Stack Data Structure
The stack is a collection of items that follows the last-in, first-out
concept.
For the addition of new items, the stack only allows it to push the new item to the top. When it comes to removing items, it only allows us to remove the last added item, or commonly known as the top item.
The main API methods are push
(add) and pop
(remove). But we can also add other methods as part of the API implementation: size
, top
, and isEmpty
.
Stack Implementation
We can create a Stack
class as a wrapper and use the JavaScript list to store the stack data. This class will have the implementation of the push
, pop
, size
, top
, and isEmpty
methods.
The first step is to create a class definition and how we are gone store our items.
class Stack {
constructor() {
this.items = [];
}
}
This is basically what we need for now. Just a class and its constructor. When the instance is created, it will have the items
list to store the stack items.
For the push
method, we can just push the new item to the end of the list. The new item will be placed in the last index of this items
list. So the top item from the stack will always be the last item.
push(item) {
this.items.push(item);
}
It receives the new item and push it to the list.
The size
method only counts the number of the stack items by using the .length
attribute.
size() {
return this.items.length;
}
The idea of the isEmpty
method is to verify if the list has or not items in it. If it has, returns false
. Otherwise, true
. To count the number of items in the stack, we can simply use the size
method already implemented.
isEmpty() {
return this.size() === 0;
}
The pop
method from the list data structure can also be used to pop the item from the stack. It pops the last element as it is expected for the stack. The last added item.
pop() {
return this.items.pop();
}
For the top
method, we just need to get the last element of the list:
top() {
return this.items[this.items.length - 1];
}
If it has at least one item, we get the top, the last added item in the stack. Otherwise, it returns an undefined
value.
Stack usage
The usage would be something like:
const stack = new Stack();
stack.isEmpty(); // true
stack.push(1);
stack.items; // [1]
stack.push(2);
stack.items; // [1, 2]
stack.push(3);
stack.items; // [1, 2, 3]
stack.push(4);
stack.items; // [1, 2, 3, 4]
stack.push(5);
stack.items; // [1, 2, 3, 4, 5]
stack.isEmpty(); // false
stack.top(); // 5
stack.pop();
stack.items; // [1, 2, 3, 4]
stack.pop();
stack.items; // [1, 2, 3]
stack.pop();
stack.items; // [1, 2]
stack.pop();
stack.items; // [1]
stack.isEmpty(); // false
stack.pop();
stack.items; // []
stack.isEmpty(); // true
stack.top(); // undefined
We first instantiate a new stack from the Stack
class.
- Verify emptiness: yes, it is!
- Add 5 new items to the stack:
[1, 2, 3, 4, 5]
. - Verify emptiness: not anymore!
- Get the top element: 5 because it was the last added item.

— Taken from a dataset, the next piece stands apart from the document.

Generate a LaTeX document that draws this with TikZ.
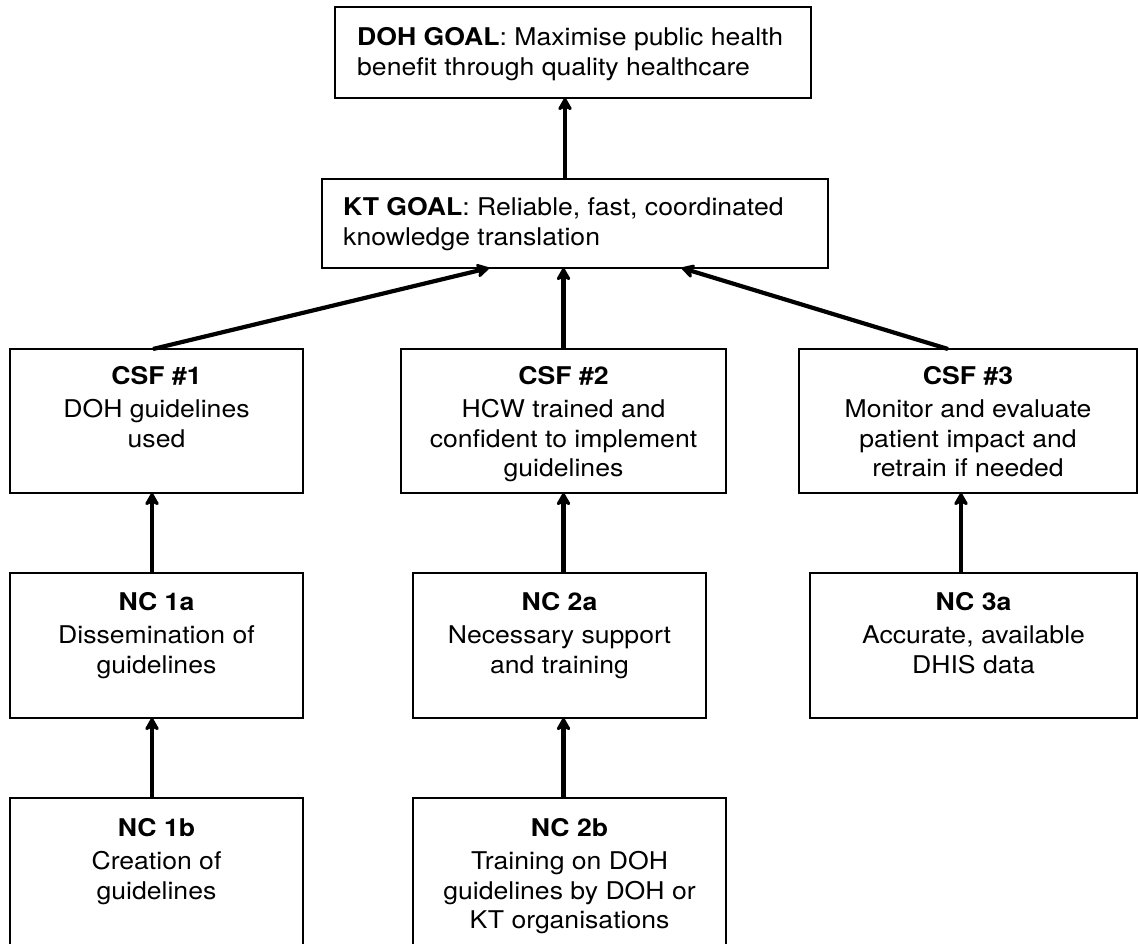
\documentclass[tikz,border=0pt]{standalone}
\usepackage{fontspec}
\setmainfont{TeX Gyre Heros}[FakeStretch=1.09]
\usetikzlibrary{arrows.meta,calc}

\tikzset{
  box/.style={draw=black, line width=1.4pt, rectangle, anchor=north west,
              inner sep=0pt, outer sep=0pt},
  ctext/.style={anchor=north, align=center, inner sep=0pt,
                font=\fontsize{24.4}{29.5}\selectfont},
  ltext/.style={anchor=north west, align=left, inner sep=0pt,
                font=\fontsize{24.4}{30}\selectfont},
  arr/.style={line width=4.2pt,
              -{Stealth[length=15pt,width=17pt,inset=4pt,round]}},
}

\begin{document}
\begin{tikzpicture}[x=1pt,y=-1pt]
  \useasboundingbox (0,0) rectangle (1138,943);
  \clip (0,0) rectangle (1138,943);

  % goals
  \node[box, minimum width=476pt, minimum height=91pt] (doh) at (335,7) {};
  \node[box, minimum width=506pt, minimum height=89pt] (kt) at (322,179) {};

  % critical success factors
  \node[box, minimum width=293pt, minimum height=144pt] (csf1) at (10,349) {};
  \node[box, minimum width=325pt, minimum height=144pt] (csf2) at (401,349) {};
  \node[box, minimum width=338pt, minimum height=144pt] (csf3) at (799,349) {};

  % necessary conditions
  \node[box, minimum width=293pt, minimum height=145pt] (nc1a) at (10,573) {};
  \node[box, minimum width=293pt, minimum height=145pt] (nc2a) at (413,573) {};
  \node[box, minimum width=327pt, minimum height=145pt] (nc3a) at (810,573) {};
  \node[box, minimum width=293pt, minimum height=170pt] (nc1b) at (10,798) {};
  \node[box, minimum width=313pt, minimum height=170pt] (nc2b) at (413,798) {};

  % box texts
  \node[ltext] (doht) at ([xshift=22pt,yshift=-20pt]doh.north west)
    {\textbf{DOH GOAL}: Maximise public health\\benefit through quality healthcare};
  \node[ltext] (ktt) at ([xshift=21pt,yshift=-18pt]kt.north west)
    {\textbf{KT GOAL}: Reliable, fast, coordinated\\knowledge translation};
  \node[ctext] (csf1t) at ([yshift=-17pt]csf1.north)
    {\textbf{CSF \#1}\\[4pt]DOH guidelines\\used};
  \node[ctext] (csf2t) at ([yshift=-17pt]csf2.north)
    {\textbf{CSF \#2}\\[4pt]HCW trained and\\confident to implement\\guidelines};
  \node[ctext] (csf3t) at ([yshift=-17pt]csf3.north)
    {\textbf{CSF \#3}\\[4pt]Monitor and evaluate\\patient impact and\\retrain if needed};
  \node[ctext] (nc1at) at ([yshift=-19pt]nc1a.north)
    {\textbf{NC 1a}\\[4pt]Dissemination of\\guidelines};
  \node[ctext] (nc2at) at ([yshift=-19pt]nc2a.north)
    {\textbf{NC 2a}\\[4pt]Necessary support\\and training};
  \node[ctext] (nc3at) at ([yshift=-19pt]nc3a.north)
    {\textbf{NC 3a}\\[4pt]Accurate, available\\DHIS data};
  \node[ctext] (nc1bt) at ([yshift=-20pt]nc1b.north)
    {\textbf{NC 1b}\\[4pt]Creation of\\guidelines};
  \node[ctext] (nc2bt) at ([yshift=-20pt]nc2b.north)
    {\textbf{NC 2b}\\[4pt]Training on DOH\\guidelines by DOH or\\KT organisations};

  % connectors
  \draw[arr] ([xshift=-10pt]kt.north) -- ([xshift=-10pt]kt.north |- doh.south);
  \draw[arr] ([xshift=-3.5pt]csf1.north) -- ($(kt.south west)!0.33!(kt.south east)$);
  \draw[arr] (csf2.north) -- (csf2.north |- kt.south);
  \draw[arr] ([xshift=-20pt]csf3.north) -- ($(kt.south west)!0.711!(kt.south east)$);
  \draw[arr] ([xshift=-4.5pt]nc1a.north) -- ([xshift=-4.5pt]csf1.south);
  \draw[arr] ([xshift=-4.5pt]nc1b.north) -- ([xshift=-4.5pt]nc1a.south);
  \draw[arr] (nc2a.north -| csf2.north) -- (csf2.south);
  \draw[arr] (nc2b.north -| csf2.north) -- (nc2a.south -| csf2.north);
  \draw[arr] ([xshift=-12.5pt]nc3a.north) -- ([xshift=-7pt]csf3.south);
\end{tikzpicture}
\end{document}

- Remove 4 items: 5, 4, 3, and 2.
- Verify emptiness: not empty yet!
- Remove the remaining item.
- Verify emptiness: it is empty now!
The whole implementation
class Stack {
constructor() {
this.items = [];
}
push(item) {
this.items.push(item);
}
pop() {
return this.items.pop();
}
top() {
return this.items[this.items.length - 1];
}
isEmpty() {
return this.size() === 0;
}
size() {
return this.items.length;
}
}
Runtime and Space complexities
Now about space and runtime complexities for each method implemented.
The space is pretty simple. It's a list, so it's O(n)
where n
is the current number of items in the stack. The runtime for each method is O(1)
, constant time.
Reversing a list
We can use the stack data structure for a diverse number of algorithms. An example is to reverse the items from a list.
We want to reverse a list of books, a bookshelf.
function reverse(list) {
const stack = new Stack();
for (item of list) {
stack.push(item);
}
const reversedList = [];
while (!stack.isEmpty()) {
reversedList.push(stack.pop());
}
return reversedList;
}
- Create a stack instance
- Push each list item to the stack
- Create an empty reversed list
- Pop each item until the stack is empty
- For each popped item, append it to the reversed list
- Return the reversed list
The idea is to make the last list item the first to be popped from the stack.
The function usage would be something like:
const reversedBooks = reverse([
'Harry Potter',
'Atomic Habits',
'Leonardo da Vinci',
'Sapiens',
'Peak',
]);
reversedBooks;
// [
// 'Peak',
// 'Sapiens',
// 'Leonardo da Vinci',
// 'Atomic Habits',
// 'Harry Potter'
// ]
Other examples
We can also implement the stack concept in a undo
command. Imagine our text editor. For each document change, we store the new document in the stack. If we want to undo
the change, we just need to pop the last change and stay with the previous state of the document.
Web Browsers can also use stacks to store the visited website. When the user visits a new website, it pushes the new URL to the stack. When the user goes back, using the "back" button, it pops the last visited website and uses the previous URL.